Rapid Convolutional Neural Networks for Gram-Stained Image Classification at Inference Time on Mobile Devices: Empirical Study from Transfer Learning to Optimization

Biomedicines. 2022 Nov 4;10(11):2808. doi: 10.3390/biomedicines10112808.

Abstract

Despite the emergence of mobile health and the success of deep learning (DL), deploying production-ready DL models to resource-limited devices remains challenging. Especially, during inference time, the speed of DL models becomes relevant. We aimed to accelerate inference time for Gram-stained analysis, which is a tedious and manual task involving microorganism detection on whole slide images. Three DL models were optimized in three steps: transfer learning, pruning and quantization and then evaluated on two Android smartphones. Most convolutional layers (≥80%) had to be retrained for adaptation to the Gram-stained classification task. The combination of pruning and quantization demonstrated its utility to reduce the model size and inference time without compromising model quality. Pruning mainly contributed to model size reduction by 15×, while quantization reduced inference time by 3× and decreased model size by 4×. The combination of two reduced the baseline model by an overall factor of 46×. Optimized models were smaller than 6 MB and were able to process one image in <0.6 s on a Galaxy S10. Our findings demonstrate that methods for model compression are highly relevant for the successful deployment of DL solutions to resource-limited devices.
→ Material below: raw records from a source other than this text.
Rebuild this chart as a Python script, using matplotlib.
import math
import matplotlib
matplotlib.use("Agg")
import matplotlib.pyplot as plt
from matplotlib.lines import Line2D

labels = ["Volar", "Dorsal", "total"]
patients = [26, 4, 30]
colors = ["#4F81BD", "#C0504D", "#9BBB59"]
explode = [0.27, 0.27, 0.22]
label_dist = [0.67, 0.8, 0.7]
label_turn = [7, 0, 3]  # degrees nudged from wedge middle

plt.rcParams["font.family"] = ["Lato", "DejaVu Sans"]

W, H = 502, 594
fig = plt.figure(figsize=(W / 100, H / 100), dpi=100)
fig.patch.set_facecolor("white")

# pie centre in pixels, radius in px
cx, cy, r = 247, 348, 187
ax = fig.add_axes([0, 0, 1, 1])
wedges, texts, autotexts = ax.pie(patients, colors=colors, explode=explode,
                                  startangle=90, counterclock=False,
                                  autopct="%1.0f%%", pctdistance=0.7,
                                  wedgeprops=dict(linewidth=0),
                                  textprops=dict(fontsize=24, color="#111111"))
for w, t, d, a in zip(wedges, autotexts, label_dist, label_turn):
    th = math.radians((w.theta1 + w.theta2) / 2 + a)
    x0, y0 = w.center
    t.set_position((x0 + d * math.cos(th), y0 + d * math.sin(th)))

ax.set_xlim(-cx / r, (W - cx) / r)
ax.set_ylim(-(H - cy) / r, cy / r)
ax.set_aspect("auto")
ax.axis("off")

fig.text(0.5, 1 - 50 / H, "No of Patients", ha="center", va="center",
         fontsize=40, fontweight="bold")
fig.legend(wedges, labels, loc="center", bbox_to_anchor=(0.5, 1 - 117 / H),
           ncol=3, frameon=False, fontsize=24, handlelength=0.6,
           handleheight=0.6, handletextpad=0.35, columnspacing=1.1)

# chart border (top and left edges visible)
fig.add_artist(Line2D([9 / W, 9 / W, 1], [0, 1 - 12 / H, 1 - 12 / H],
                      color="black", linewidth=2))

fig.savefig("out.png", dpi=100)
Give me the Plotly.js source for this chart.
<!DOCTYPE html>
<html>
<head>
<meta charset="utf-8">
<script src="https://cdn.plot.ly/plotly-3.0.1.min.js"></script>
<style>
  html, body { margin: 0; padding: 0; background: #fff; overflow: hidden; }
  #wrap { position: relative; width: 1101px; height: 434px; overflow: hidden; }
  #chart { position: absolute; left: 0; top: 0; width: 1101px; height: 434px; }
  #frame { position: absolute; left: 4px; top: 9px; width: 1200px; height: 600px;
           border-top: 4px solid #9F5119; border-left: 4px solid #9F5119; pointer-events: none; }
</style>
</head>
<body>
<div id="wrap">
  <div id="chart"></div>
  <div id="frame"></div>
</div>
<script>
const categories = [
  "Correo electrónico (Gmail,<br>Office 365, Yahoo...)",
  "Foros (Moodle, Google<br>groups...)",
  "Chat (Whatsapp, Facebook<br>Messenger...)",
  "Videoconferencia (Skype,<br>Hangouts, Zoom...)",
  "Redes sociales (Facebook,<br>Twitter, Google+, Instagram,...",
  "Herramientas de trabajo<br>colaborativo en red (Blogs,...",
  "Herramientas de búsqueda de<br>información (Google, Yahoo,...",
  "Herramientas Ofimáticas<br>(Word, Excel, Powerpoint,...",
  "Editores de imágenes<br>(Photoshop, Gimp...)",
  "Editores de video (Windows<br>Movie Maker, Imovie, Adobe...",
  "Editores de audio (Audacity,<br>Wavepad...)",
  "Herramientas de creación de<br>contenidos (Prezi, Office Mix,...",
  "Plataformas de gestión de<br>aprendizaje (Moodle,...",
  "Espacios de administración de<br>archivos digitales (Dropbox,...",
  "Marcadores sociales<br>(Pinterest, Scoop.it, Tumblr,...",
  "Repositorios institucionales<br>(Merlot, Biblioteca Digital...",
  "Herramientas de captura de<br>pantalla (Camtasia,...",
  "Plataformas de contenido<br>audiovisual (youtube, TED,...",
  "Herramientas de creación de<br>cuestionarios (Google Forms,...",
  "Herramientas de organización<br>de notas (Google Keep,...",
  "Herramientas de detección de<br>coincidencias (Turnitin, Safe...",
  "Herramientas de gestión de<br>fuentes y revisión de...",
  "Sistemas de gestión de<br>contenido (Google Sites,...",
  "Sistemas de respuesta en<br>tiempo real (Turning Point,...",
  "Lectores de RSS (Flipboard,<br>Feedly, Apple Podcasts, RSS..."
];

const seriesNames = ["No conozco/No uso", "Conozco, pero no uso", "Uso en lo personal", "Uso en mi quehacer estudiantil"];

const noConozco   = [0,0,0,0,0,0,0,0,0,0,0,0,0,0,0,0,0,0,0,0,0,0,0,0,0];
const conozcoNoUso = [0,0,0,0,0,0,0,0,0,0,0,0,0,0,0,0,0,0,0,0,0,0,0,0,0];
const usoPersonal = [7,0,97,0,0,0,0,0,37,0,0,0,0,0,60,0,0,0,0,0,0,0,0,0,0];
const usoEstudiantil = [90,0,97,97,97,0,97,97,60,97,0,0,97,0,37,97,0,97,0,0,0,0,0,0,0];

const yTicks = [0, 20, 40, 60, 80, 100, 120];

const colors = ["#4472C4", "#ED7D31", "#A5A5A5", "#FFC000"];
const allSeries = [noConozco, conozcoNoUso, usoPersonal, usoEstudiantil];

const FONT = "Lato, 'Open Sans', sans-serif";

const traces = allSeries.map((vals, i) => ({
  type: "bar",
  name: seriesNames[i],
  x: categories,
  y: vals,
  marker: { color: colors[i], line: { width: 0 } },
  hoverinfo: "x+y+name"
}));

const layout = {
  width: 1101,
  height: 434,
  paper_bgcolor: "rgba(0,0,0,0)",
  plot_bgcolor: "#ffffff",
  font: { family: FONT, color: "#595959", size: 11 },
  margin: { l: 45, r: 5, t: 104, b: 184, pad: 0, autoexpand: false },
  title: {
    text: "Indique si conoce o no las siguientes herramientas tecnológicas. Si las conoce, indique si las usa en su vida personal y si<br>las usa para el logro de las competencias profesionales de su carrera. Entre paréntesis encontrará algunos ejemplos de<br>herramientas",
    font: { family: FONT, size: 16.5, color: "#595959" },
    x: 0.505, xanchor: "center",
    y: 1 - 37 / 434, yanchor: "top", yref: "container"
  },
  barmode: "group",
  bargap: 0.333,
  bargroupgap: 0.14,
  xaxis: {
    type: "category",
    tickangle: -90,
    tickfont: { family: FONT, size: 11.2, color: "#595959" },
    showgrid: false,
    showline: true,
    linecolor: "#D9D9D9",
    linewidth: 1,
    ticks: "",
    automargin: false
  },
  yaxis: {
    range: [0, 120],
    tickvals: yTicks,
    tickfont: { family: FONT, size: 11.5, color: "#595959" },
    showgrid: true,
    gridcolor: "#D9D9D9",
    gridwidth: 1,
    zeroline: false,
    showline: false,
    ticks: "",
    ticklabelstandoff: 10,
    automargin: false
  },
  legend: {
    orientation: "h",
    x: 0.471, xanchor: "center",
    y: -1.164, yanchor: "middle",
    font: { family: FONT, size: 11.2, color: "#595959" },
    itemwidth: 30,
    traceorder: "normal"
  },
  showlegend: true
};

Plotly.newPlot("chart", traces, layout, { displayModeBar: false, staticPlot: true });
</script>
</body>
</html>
Keywords: Gram-stained classification; deep learning; mHealth; model compression; pruning; quantization; rapid inference time.

Grants and funding

M.E.M. and T.G. were supported by funding from the German Ministry for Education and Research (BMBF) within the framework of the Medical Informatics Initiative (MIRACUM Consortium: Medical Informatics for Research and Care in University Medicine; 01ZZ1801E). M.E.M has received funding from the BMBF within the framework of the Medical Informatics Initiative (MIRACUM Consortium: Medical Informatics for Holistic Disease Models in Personalized and Preventive Medicine, MIDorAI; 01ZZ2020). We acknowledge financial support by Deutsche Forschungsgemeinschaft within the funding programme “Open Access Publikationskosten” as well as by Heidelberg University.